Ruangan dalam honay yang sengaja dibangun sempit serta tidak memiliki
ventilasi (jendela) ini bertujuan untuk menahan hawa dingin. Daerah
Pegunungan Tengah, seperti Puncak Jaya (5.030 m) dan Paniai memiliki
suhu sampai 5 derajat Celsius. Guna mengatasi udara dingin itu,
orang-orang pedalaman terpaksa membuat honay setinggi sekitar 2,5 meter,
dan di dalam honay itu dipasang api unggun untuk menghangatkan badan.

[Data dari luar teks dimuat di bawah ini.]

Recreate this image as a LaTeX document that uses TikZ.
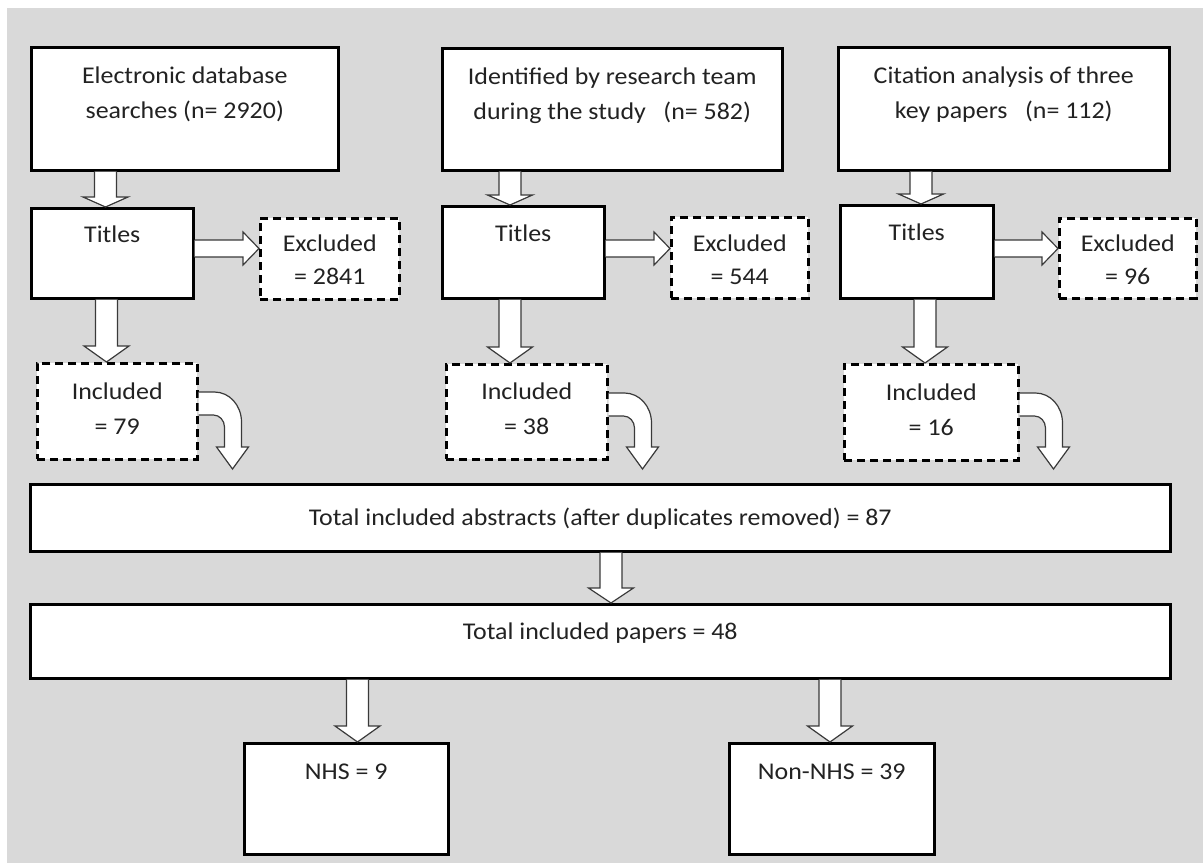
\documentclass[tikz,border=0pt]{standalone}
\usepackage{fontspec}
\setmainfont{Carlito}[FakeStretch=1.08]
\usetikzlibrary{calc}

\definecolor{panel}{HTML}{D9D9D9}
\definecolor{ink}{HTML}{222222}
\definecolor{arrowline}{HTML}{3A3A3A}

\tikzset{
  stage/.style={draw=black, line width=2.5pt, fill=white, inner sep=0pt,
                anchor=north west, text=ink},
  outcome/.style={stage, dash pattern=on 8pt off 5pt},
  blockarrow/.style={draw=arrowline, fill=white, line width=1.2pt, line join=miter},
}

% box contents: width, height, first baseline, line spacing, text
\newcommand\boxlines[5]{%
  \parbox[t][#2pt][t]{#1pt}{\centering\fontsize{24}{#4}\selectfont
    \rule{0pt}{#3pt}#5}}

% hollow downward block arrow: from, to, axis x, head length
\newcommand\downblock[4]{%
  \path[blockarrow] let \p1=(#1.south), \p2=(#2.north) in
    ({#3-11},\y1) -- ({#3-11},{\y2+#4}) -- ({#3-22.5},{\y2+#4}) -- (#3,\y2)
    -- ({#3+22.5},{\y2+#4}) -- ({#3+11},{\y2+#4}) -- ({#3+11},\y1);}

% hollow rightward block arrow: from, to, axis y
\newcommand\rightblock[3]{%
  \path[blockarrow] let \p1=(#1.east), \p2=(#2.west) in
    (\x1,{#3-8.5}) -- ({\x2-16},{#3-8.5}) -- ({\x2-16},{#3-16.5}) -- (\x2,#3)
    -- ({\x2-16},{#3+16.5}) -- ({\x2-16},{#3+8.5}) -- (\x1,{#3+8.5});}

% hollow bent arrow leaving a box's right side and turning down onto a target
\newcommand\bentblock[2]{%
  \path[blockarrow] let \p1=(#1.north east), \p2=(#2.north) in
    (\x1,{\y1-30}) -- ({\x1+16},{\y1-30})
    .. controls ({\x1+31},{\y1-30}) and ({\x1+43},{\y1-43.4}) .. ({\x1+43},{\y1-60})
    -- ({\x1+43},{\y2+36}) -- ({\x1+50},{\y2+36}) -- ({\x1+34},{\y2+14})
    -- ({\x1+18},{\y2+36}) -- ({\x1+26},{\y2+36}) -- ({\x1+26},{\y1-65})
    .. controls ({\x1+26},{\y1-58.4}) and ({\x1+21},{\y1-53}) .. ({\x1+15},{\y1-53})
    -- (\x1,{\y1-53});}

\begin{document}
\begin{tikzpicture}[x=1pt, y=-1pt]
  \useasboundingbox (0,0) rectangle (1203,863);
  \fill[panel] (7,8) rectangle (1203,863);

  % sources
  \node[stage] (src1) at (30,46)
    {\boxlines{307}{123}{36}{35}{Electronic database\\searches (n= 2920)}};
  \node[stage] (src2) at (441,47)
    {\boxlines{340}{122}{36}{35}{Identified by research team\\during the study\ \ \ (n= 582)}};
  \node[stage] (src3) at (837,46)
    {\boxlines{331}{123}{36}{35}{Citation analysis of three\\key papers\ \ \ (n= 112)}};

  % title screening
  \node[stage] (tit1) at (30,207)  {\boxlines{162}{90}{34}{35}{Titles}};
  \node[stage] (tit2) at (441,205) {\boxlines{162}{92}{35}{35}{Titles}};
  \node[stage] (tit3) at (839,204) {\boxlines{153}{93}{35}{35}{Titles}};

  % excluded
  \node[outcome] (exc1) at (259,217)  {\boxlines{139}{81}{33}{33}{Excluded\\= 2841}};
  \node[outcome] (exc2) at (670,216)  {\boxlines{137}{81}{34}{33}{Excluded\\= 544}};
  \node[outcome] (exc3) at (1058,217) {\boxlines{137}{80}{33}{33}{Excluded\\= 96}};

  % included
  \node[outcome] (inc1) at (36,362)  {\boxlines{160}{96}{36}{35}{Included\\= 79}};
  \node[outcome] (inc2) at (445,363) {\boxlines{161}{95}{35}{35}{Included\\= 38}};
  \node[outcome] (inc3) at (843,363) {\boxlines{174}{96}{36}{35}{Included\\= 16}};

  % totals
  \node[stage] (abst) at (29,483)
    {\boxlines{1140}{67}{41}{35}{Total included abstracts (after duplicates removed) = 87}};
  \node[stage] (papr) at (29,603)
    {\boxlines{1140}{74}{35}{35}{Total included papers = 48}};

  % split
  \node[stage] (nhs) at (243,742) {\boxlines{204}{111}{36}{35}{NHS = 9}};
  \node[stage] (non) at (728,742) {\boxlines{205}{111}{36}{35}{Non-NHS = 39}};

  % connectors
  \downblock{src1}{tit1}{105.5}{10}
  \downblock{src2}{tit2}{510}{10}
  \downblock{src3}{tit3}{921}{10}

  \rightblock{tit1}{exc1}{248.5}
  \rightblock{tit2}{exc2}{248.5}
  \rightblock{tit3}{exc3}{248.5}

  \downblock{tit1}{inc1}{106.5}{16}
  \downblock{tit2}{inc2}{510}{16}
  \downblock{tit3}{inc3}{925}{16}

  \bentblock{inc1}{abst}
  \bentblock{inc2}{abst}
  \bentblock{inc3}{abst}

  \downblock{abst}{papr}{611}{15}
  \downblock{papr}{nhs}{357.5}{16}
  \downblock{papr}{non}{830}{16}
\end{tikzpicture}
\end{document}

Tetapi, dalam perkembangan terakhir seiring kemajuan pembangunan di
daerah itu, sejumlah alat-alat tradisional Papua di atas mulai dipadukan
dengan beberapa pakaian hasil produksi pabrik. Misalnya, saly dipadukan
dengan celana pendek, bra, dan pakaian perempuan jenis lainnya.
Di kalangan perempuan terpelajar di Pegunungan Tengah, pakaian
perempuan tradisional ini tidak lagi digunakan. Bahkan, perempuan suku
Dani pun sudah sangat jarang terlihat mengenakan saly kecuali pada
upacara adat tertentu.
Pemerintah daerah setempat menganggap, noken, saly, koteka, busur
panah, umbi-umbian, dan sejumlah keunikan lain di Pegunungan Tengah
adalah suatu simbol “keterbelakangan”. Karena itu, tidak ada perhatian
serius dari pemda setempat untuk melestarikan keunikan-keunikan
tersebut. Bahkan, ada upaya pemda menghapus keunikan itu karena dinilai
sebagai bagian dari ketertinggalan pembangunan.
Belum ada satu konsep terpadu bagaimana mempertahankan sejumlah
keunikan ini sambil terus meningkatkan pembangunan, kemajuan dan
kesejahteraan di kalangan masyarakat pedalaman. Seharusnya,
keunikan–keunikan Papua tidak harus dikorbankan demi pembangunan atau
sebaliknya.
Pengalaman menunjukkan, ketika pemerintah menganggap bahwa makanan
sagu di kalangan orang Papua tidak sesuai dengan perkembangan zaman dan
harus dimusnahkan, ternyata pandangan itu terbukti tidak membawa
kemajuan berarti bagi orang Papua. Sejumlah lahan sagu telanjur dibasmi,
tetapi pertanian modern seperti padi sawah tidak pernah dikembangkan di
kalangan orang Papua sejak 40 tahun terakhir ini.